* DATA SECTION *
━━━━━━━━
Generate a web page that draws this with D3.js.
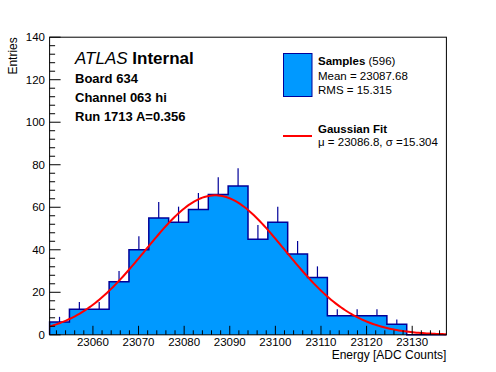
<!DOCTYPE html>
<html>
<head>
<meta charset="utf-8">
<script src="https://cdn.jsdelivr.net/npm/d3@7"></script>
<style>
  body { margin: 0; background: #fff; }
  svg text { font-family: "Liberation Sans", Arial, Helvetica, sans-serif; }
</style>
</head>
<body>
<div id="chart"></div>
<script>
var width = 496, height = 372;
var frameL = 49.6, frameR = 446.4, frameT = 37.2, frameB = 334.8;

// histogram: 20 bins from 23050.5 to 23137.5
var binLow = 23050.5, binHigh = 23137.5;
var counts = [6, 12, 12, 25, 40, 55, 53, 59, 66, 70, 45, 53, 38, 27, 9, 9, 9, 5, 0, 0];

// gaussian fit
var fitConst = 65.6, fitMean = 23086.8, fitSigma = 15.304;

var xTicks = [23060, 23070, 23080, 23090, 23100, 23110, 23120, 23130];
var yTicks = [0, 20, 40, 60, 80, 100, 120, 140];

var infoLines = ['Board 634', 'Channel 063 hi', 'Run 1713 A=0.356'];

var blue = '#0099ff', darkBlue = '#000099';

var svg = d3.select('#chart')
    .append('svg')
    .attr('width', width)
    .attr('height', height);

var xScale = d3.scaleLinear().domain([binLow, binHigh]).range([frameL, frameR]);
var yScale = d3.scaleLinear().domain([0, 140]).range([frameB, frameT]);

var binWidth = (binHigh - binLow) / counts.length;
var bins = counts.map(function(c, i) {
    return { x0: binLow + i * binWidth, x1: binLow + (i + 1) * binWidth, n: c };
});

// filled step histogram
var stepPts = [[bins[0].x0, 0]];
bins.forEach(function(b) {
    stepPts.push([b.x0, b.n]);
    stepPts.push([b.x1, b.n]);
});
stepPts.push([binHigh, 0]);

var line = d3.line()
    .x(function(d) { return xScale(d[0]); })
    .y(function(d) { return yScale(d[1]); });

svg.append('path')
    .attr('d', line(stepPts))
    .attr('fill', blue)
    .attr('stroke', darkBlue)
    .attr('stroke-width', 1.5);

// error bars (upper half, lower half is under the fill)
svg.selectAll('.err')
    .data(bins.filter(function(b) { return b.n > 0; }))
    .enter()
    .append('line')
    .attr('class', 'err')
    .attr('x1', function(d) { return xScale((d.x0 + d.x1) / 2); })
    .attr('x2', function(d) { return xScale((d.x0 + d.x1) / 2); })
    .attr('y1', function(d) { return yScale(d.n); })
    .attr('y2', function(d) { return yScale(d.n + Math.sqrt(d.n)); })
    .attr('stroke', darkBlue)
    .attr('stroke-width', 1.2);

// fit curve
var fitPts = d3.range(0, 201).map(function(i) {
    var x = binLow + (binHigh - binLow) * i / 200;
    var z = (x - fitMean) / fitSigma;
    return [x, fitConst * Math.exp(-0.5 * z * z)];
});
svg.append('path')
    .attr('d', line(fitPts))
    .attr('fill', 'none')
    .attr('stroke', '#ff0000')
    .attr('stroke-width', 2);

// frame
svg.append('rect')
    .attr('x', frameL).attr('y', frameT)
    .attr('width', frameR - frameL).attr('height', frameB - frameT)
    .attr('fill', 'none')
    .attr('stroke', '#000')
    .attr('stroke-width', 1);

// x axis ticks
var xMinor = d3.range(23052, 23137.5, 2);
svg.selectAll('.xminor').data(xMinor).enter().append('line')
    .attr('x1', function(d) { return xScale(d); })
    .attr('x2', function(d) { return xScale(d); })
    .attr('y1', frameB).attr('y2', function(d) { return d % 10 === 0 ? frameB - 9 : frameB - 4.5; })
    .attr('stroke', '#000');
svg.selectAll('.xlab').data(xTicks).enter().append('text')
    .attr('x', function(d) { return xScale(d); })
    .attr('y', 346)
    .attr('text-anchor', 'middle')
    .attr('font-size', '11.5px')
    .text(function(d) { return d; });

// y axis ticks
var yMinor = d3.range(0, 141, 4);
svg.selectAll('.yminor').data(yMinor).enter().append('line')
    .attr('y1', function(d) { return yScale(d); })
    .attr('y2', function(d) { return yScale(d); })
    .attr('x1', frameL).attr('x2', function(d) { return d % 20 === 0 ? frameL + 11 : frameL + 5.5; })
    .attr('stroke', '#000');
svg.selectAll('.ylab').data(yTicks).enter().append('text')
    .attr('x', 45)
    .attr('y', function(d) { return yScale(d) + 4; })
    .attr('text-anchor', 'end')
    .attr('font-size', '11.5px')
    .text(function(d) { return d; });

// axis titles
svg.append('text')
    .attr('x', frameR).attr('y', 358.5)
    .attr('text-anchor', 'end')
    .attr('font-size', '12px')
    .text('Energy [ADC Counts]');
svg.append('text')
    .attr('transform', 'translate(17,' + frameT + ') rotate(-90)')
    .attr('text-anchor', 'end')
    .attr('font-size', '12px')
    .text('Entries');

// ATLAS label
var atlas = svg.append('text').attr('x', 75).attr('y', 64).attr('font-size', '17px');
atlas.append('tspan').attr('font-style', 'italic').text('ATLAS');
atlas.append('tspan').attr('font-weight', 'bold').text(' Internal');

svg.selectAll('.info').data(infoLines).enter().append('text')
    .attr('x', 75)
    .attr('y', function(d, i) { return 83 + i * 19; })
    .attr('font-size', '13px')
    .attr('font-weight', 'bold')
    .text(function(d) { return d; });

// legend
svg.append('rect')
    .attr('x', 283.5).attr('y', 53.5).attr('width', 28.5).attr('height', 43)
    .attr('fill', blue).attr('stroke', darkBlue).attr('stroke-width', 1);
var s = svg.append('text').attr('x', 318).attr('y', 65).attr('font-size', '11.5px');
s.append('tspan').attr('font-weight', 'bold').text('Samples');
s.append('tspan').text(' (596)');
svg.append('text').attr('x', 318).attr('y', 79.5).attr('font-size', '11.5px').text('Mean = 23087.68');
svg.append('text').attr('x', 318).attr('y', 93.5).attr('font-size', '11.5px').text('RMS = 15.315');

svg.append('line')
    .attr('x1', 283).attr('x2', 312).attr('y1', 136).attr('y2', 136)
    .attr('stroke', '#ff0000').attr('stroke-width', 2);
svg.append('text').attr('x', 318).attr('y', 132.5).attr('font-size', '11.5px')
    .attr('font-weight', 'bold').text('Gaussian Fit');
svg.append('text').attr('x', 318).attr('y', 145.5).attr('font-size', '11.5px')
    .text('\u03bc = 23086.8, \u03c3 =15.304');
</script>
</body>
</html>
━━━━━━━━
* GIVEN REQUEST *
Quote, exactly and only, the lines from the first line of the data above through the line containing "var fitConst = 65.6, fitMean". The pictures do not belong in it.

* COMPLETED EXERCISE *
Generate a web page that draws this with D3.js.
<!DOCTYPE html>
<html>
<head>
<meta charset="utf-8">
<script src="https://cdn.jsdelivr.net/npm/d3@7"></script>
<style>
  body { margin: 0; background: #fff; }
  svg text { font-family: "Liberation Sans", Arial, Helvetica, sans-serif; }
</style>
</head>
<body>
<div id="chart"></div>
<script>
var width = 496, height = 372;
var frameL = 49.6, frameR = 446.4, frameT = 37.2, frameB = 334.8;

// histogram: 20 bins from 23050.5 to 23137.5
var binLow = 23050.5, binHigh = 23137.5;
var counts = [6, 12, 12, 25, 40, 55, 53, 59, 66, 70, 45, 53, 38, 27, 9, 9, 9, 5, 0, 0];

// gaussian fit
var fitConst = 65.6, fitMean = 23086.8, fitSigma = 15.304;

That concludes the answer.